Michael Clarke was appointed the Australian Cricket Team’s captain after two-time World Cup-winning skipper Ricky Ponting relinquished the post after Australias suffered their first Ashes drubbing at home [1-3 in 2010/11] in over 20 years followed by their exit from the 2011 World Cup in the Quarter-final stage.
Generally, Australian captains are either dropped from the team or they call it quits once they relinquish the leadership duties. And, in Ponting’s case too, the selectors were keen on dropping the former captain in order to give Michael Clarke a fresh environment.
However, Michael Clarke revealed that he insisted on having Ricky Ponting because of his vast experience as he felt that the presence of a proven performer like Punter will help the youngsters in his team.
”When I took over the captaincy, that’s why I fought to keep Ricky.

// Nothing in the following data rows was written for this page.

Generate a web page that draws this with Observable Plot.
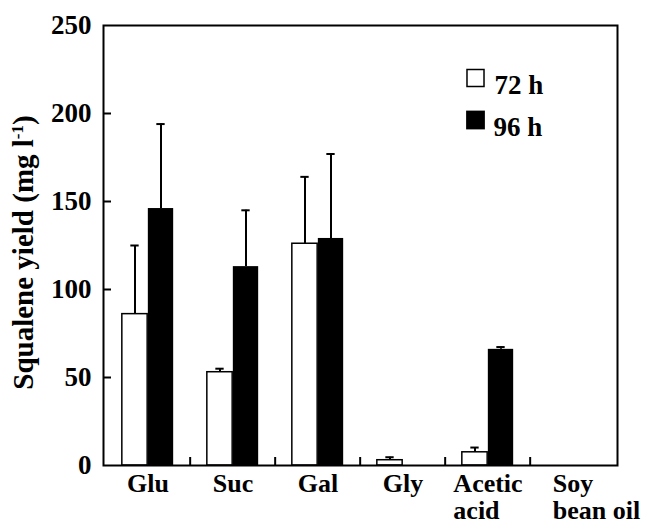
<!DOCTYPE html>
<html><head><meta charset="utf-8">
<script src="https://cdn.jsdelivr.net/npm/d3@7"></script>
<script src="https://cdn.jsdelivr.net/npm/@observablehq/plot@0.6"></script>
<style>
body{margin:0;background:#fff}
</style>
</head><body><div id="chart"></div>
<script>
const categories = ["Glu","Suc","Gal","Gly","Acetic\nacid","Soy\nbean oil"];
const series = ["72 h","96 h"];
const yield72 = [86, 53, 126, 3, 7.5, 0];
const err72   = [39, 2, 38, 1.7, 2.7, 0];
const yield96 = [146, 113, 129, 0, 66, 0];
const err96   = [48, 32, 48, 0, 1.3, 0];
const yTicks = [0, 50, 100, 150, 200, 250];
const yLabel = "Squalene yield (mg l-1)";

const W = 647, H = 529, mT = 25, mB = 64, mL = 103, mR = 30;
const plotW = W - mL - mR, plotH = H - mT - mB;
const bw = plotW / categories.length;
const barW = 26;

const rows = [];
categories.forEach((c, i) => {
  rows.push({cat: c, s: series[0], v: yield72[i], e: err72[i]});
  rows.push({cat: c, s: series[1], v: yield96[i], e: err96[i]});
});
const r72 = rows.filter(d => d.s === series[0]);
const r96 = rows.filter(d => d.s === series[1]);
const font = "Liberation Serif";

const chart = Plot.plot({
  width: W, height: H,
  marginTop: mT, marginBottom: mB, marginLeft: mL, marginRight: mR,
  style: {fontFamily: font, fontWeight: "bold", fontSize: "26px", color: "black", background: "white"},
  x: {domain: categories, padding: 0, label: null, tickSize: 0, tickPadding: 8},
  y: {domain: [0, 250], ticks: yTicks, label: null, tickSize: 0, tickPadding: 12},
  marks: [
    Plot.barY(r72, {x: "cat", y: "v", fill: "white", stroke: "black", strokeWidth: 1.5,
      insetLeft: bw/2 - barW, insetRight: bw/2}),
    Plot.barY(r96, {x: "cat", y: "v", fill: "black",
      insetLeft: bw/2, insetRight: bw/2 - barW}),
    Plot.ruleX(r72.filter(d => d.e > 0), {x: "cat", y1: "v", y2: d => d.v + d.e, dx: -barW/2, strokeWidth: 2}),
    Plot.ruleX(r96.filter(d => d.e > 0), {x: "cat", y1: "v", y2: d => d.v + d.e, dx: barW/2, strokeWidth: 2}),
    Plot.tickY(r72.filter(d => d.e > 0), {x: "cat", y: d => d.v + d.e, dx: -barW/2, insetLeft: (bw-9)/2, insetRight: (bw-9)/2, strokeWidth: 2}),
    Plot.tickY(r96.filter(d => d.e > 0), {x: "cat", y: d => d.v + d.e, dx: barW/2, insetLeft: (bw-9)/2, insetRight: (bw-9)/2, strokeWidth: 2}),
    Plot.ruleY(yTicks.slice(1, -1), {insetRight: plotW - 8, strokeWidth: 2}),
    Plot.ruleX(categories.slice(1), {x: d => d, dx: -bw/2, insetTop: plotH - 8, strokeWidth: 2}),
    Plot.frame({stroke: "black", strokeWidth: 2}),
    Plot.text([yLabel], {text: d => d, frameAnchor: "left", textAnchor: "middle", rotate: -90, dx: -80, dy: 7, fontSize: 29, fill: "black"}),
    Plot.dot([series[0]], {frameAnchor: "top-left", dx: 372, dy: 52.5, symbol: "square", r: 9.6, fill: "white", stroke: "black", strokeWidth: 1.5}),
    Plot.dot([series[1]], {frameAnchor: "top-left", dx: 372, dy: 94.5, symbol: "square", r: 10.6, fill: "black"}),
    Plot.text([series[0]], {text: d => d, frameAnchor: "top-left", dx: 391, dy: 49.5, textAnchor: "start", fontSize: 27, fill: "black"}),
    Plot.text([series[1]], {text: d => d, frameAnchor: "top-left", dx: 390, dy: 91.5, textAnchor: "start", fontSize: 27, fill: "black"})
  ]
});
document.getElementById("chart").appendChild(chart);
chart.setAttribute("font-family", font);
chart.setAttribute("font-weight", "bold");
chart.querySelectorAll("g").forEach(g => {
  if (g.hasAttribute("font-family")) g.setAttribute("font-family", font);
});
chart.querySelectorAll("text").forEach(t => {
  t.setAttribute("font-family", font);
  t.setAttribute("font-weight", "bold");
  t.style.fontFamily = "'Liberation Serif'";
  t.style.fontWeight = "bold";
});
// y tick labels slightly larger
chart.querySelectorAll("text").forEach(t => {
  if (yTicks.map(String).includes(t.textContent)) t.style.fontSize = "27px";
});
// multi-line x labels: first line centered, following lines left-aligned with it
chart.querySelectorAll("text").forEach(t => {
  const spans = t.querySelectorAll("tspan");
  if (spans.length > 1) {
    const w1 = spans[0].getComputedTextLength();
    t.setAttribute("text-anchor", "start");
    spans.forEach((s, i) => {
      s.setAttribute("x", -w1 / 2);
      if (i > 0) s.setAttribute("dy", "1.04em");
    });
  }
});
// superscript in y label
chart.querySelectorAll("text").forEach(t => {
  if (t.textContent === yLabel) {
    t.textContent = "Squalene yield (mg l";
    const sup = document.createElementNS("http://www.w3.org/2000/svg", "tspan");
    sup.setAttribute("dy", "-10"); sup.setAttribute("font-size", "17"); sup.textContent = "-1";
    const close = document.createElementNS("http://www.w3.org/2000/svg", "tspan");
    close.setAttribute("dy", "10"); close.textContent = ")";
    t.appendChild(sup); t.appendChild(close);
  }
});
</script></body></html>
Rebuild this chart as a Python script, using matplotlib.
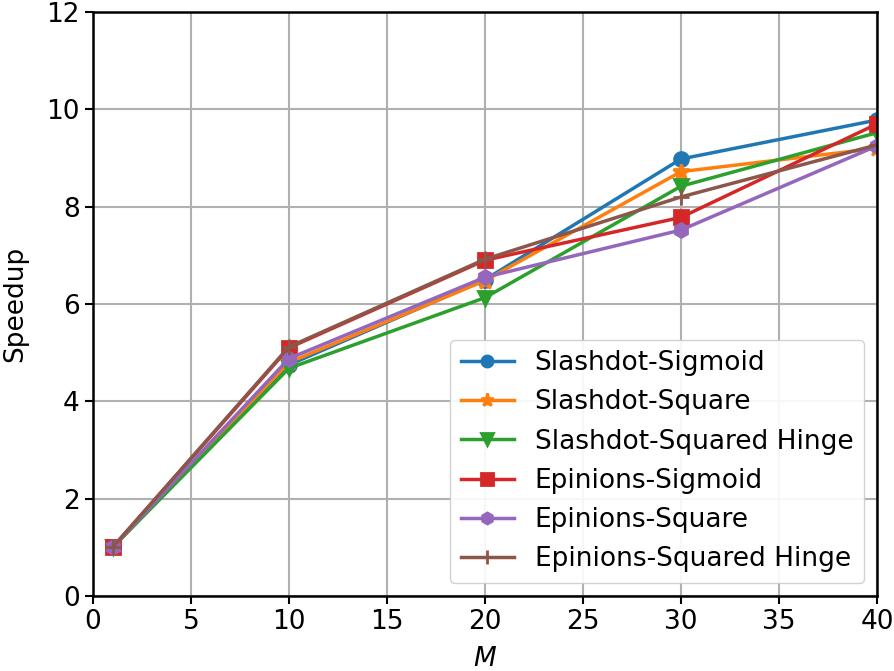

The selectors said, ‘Very rarely does a captain stand down and stay in the team, so if you don’t feel comfortable … it’s time for Ricky to go’,” revealed Michael Clarke during his conversation with former NRL star Brett Finch on his ‘Uncensored Podcast’
“I said, ‘We need him. We need him for his batting, but he’ll be another coach for us’. So I fought hard to keep him, I wanted him there. I thought he played a big part in helping that younger generation get to the level we needed to. If he was batting at 80 percent, he was better than anybody else at No. 3 or No. 4. We think the grass is greener all the time. Very rarely is it.” he added.
‘I never dreamt of captaining Australia’- Michael Clarke
Back in 2013, Ricky Ponting had revealed in his autobiography that he did not feel as supported by his understudy, Michael Clarke.
Clarke, who later testified the same in his own autobiography, admitted that he did not feel comfortable in the ‘in-between’ role because of the long wait for the inevitable to happen.
”I dreamt of playing for Australia, but I never dreamt of captaining Australia. I found it really difficult when I was vice-captain that there was an expectation that I was always going to be the next captain. I hated that. I would rather have stayed a youngster or be captain. I wasn’t very good at the in-between,” added the 40-year-old.
Ricky Ponting featured in 16 Tests under the leadership of Michael Clarke, in which he managed 1015 runs at an average of 37.59 before he eventually called it quits during the 2012 home summer following the Test series defeat against South Africa.